The influence of the North Sea on coastal precipitation in the Netherlands in the present-day and future climate

Abstract

Coastal precipitation in the Netherlands for present-day and future climate using observations and simulations with the KNMI regional climate model RACMO2 is studied. Overall a good correspondence between RACMO2 and the observations is found for the present-day climate. Yet, the model generally simulates too sharp gradients in precipitation amounts near the coast line, and the maximum in precipitation is shifted towards the sea compared to the observations. The seasonal cycle of coastal precipitation (here the difference between precipitation near the coast and inland) is well linked to the land sea temperature contrast. Yet, this is not a one-to-one relation and other effects (like atmospheric stability) are likely to be important as well. Variations from year to year in monthly coastal precipitation correlate well with variations in strength of the cyclonic westerly circulation in the periods August to November. A moderate sensitivity to sea surface temperatures (≈6 mm month⁻¹ K⁻¹) has also been found. In simulations of climate change a small increase in coastal precipitation is generally found, except for the spring period. Using a more realistic prescription of North Sea temperatures (from a slab ocean model) only marginally changes these results. The increase in coastal precipitation is tempered by a decrease in land sea temperature contrast, and considerably larger increases of coastal precipitation could be expected if the temperature rise over sea equalled the temperature rise over land. Despite the fact that the overall changes in coastal effect appear relatively moderate, impact on more extreme events could be considerable, increasing the probability of exceeding extreme thresholds by a factor two or more.

Slab model

The ocean slab model is given by the following equation:

$$\frac{\partial T}{\partial t} = \frac{1}{h c_{p} \rho}( Q + F ) - \frac{1}{\beta} ( T - T_{ext}). $$

(3)

The slab layer has a thickness h. Experience shows that optimal depths are between 5 and 35 m; smaller values lead to too large fluctuations with the weather, whereas a too large depth effectively turns off the model. The thickness is limited by the observed ocean depth, which is in particular relevant near the coast.
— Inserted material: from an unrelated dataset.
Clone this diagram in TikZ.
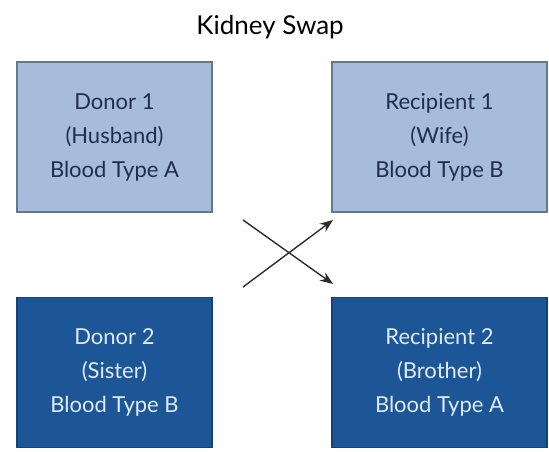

The change in slab temperature T is then given by the energy balance at the surface F and a prescribed energy flux Q (the Q-flux). The last relaxation term is used to prevent a too strong divergence between the simulated T and the temperature provided by the boundary (T _ext ). The relaxation time (β) is set to 1 month for the North Sea, and smoothly drops to 1 week elsewhere.

Using the slab model is a two step process. First, a normal run with an accurate, high resolution SST is done from which T _high and F _high are used to determine Q:

$$Q = h c_p \rho \frac{\partial T_{high}}{\partial t}- F_{high} $$

(4)

To get good statistics a sufficiently long period should be used; in the literature, typically a 15 years run with a climatological SST is taken. Here, we use a satellite derived SST for the period 1996–2010. The Q-flux is determined per month, using monthly averages. Note that the Q-flux is model specific: it depends on any model bias or error in the radiation.

The Q-flux can then be used in a run with the slab model turned on. This effectively means running with a perturbation on the climatology of the high resolution SST. Combining 3 and 4 we get:

$$\frac{\partial}{\partial t} (T - T_{high} )= \frac{1}{h c_p \rho} ( F - F_{high} ) - \frac{1}{\beta} ( T - T_{ext} ) $$

(5)

The term on the left represents the deviation from the climatological temperature; this is determined by the local energy balance (influenced by the weather). The last term is a relaxation back to the external SST as set in the boundaries.

With the slab model, and using a coarse resolution SST as input, a large part of the coastal warming as visible in the high resolution satellite observations is retrieved (see the bottom part of Fig. 2). Although ocean currents, and thus advection of heat, are not included explicitly in the slab model, they are included indirectly via the prescribed Q-flux. Consequently, the slab model can only be used for climate integrations when it is assumed that no large changes in ocean circulation occur.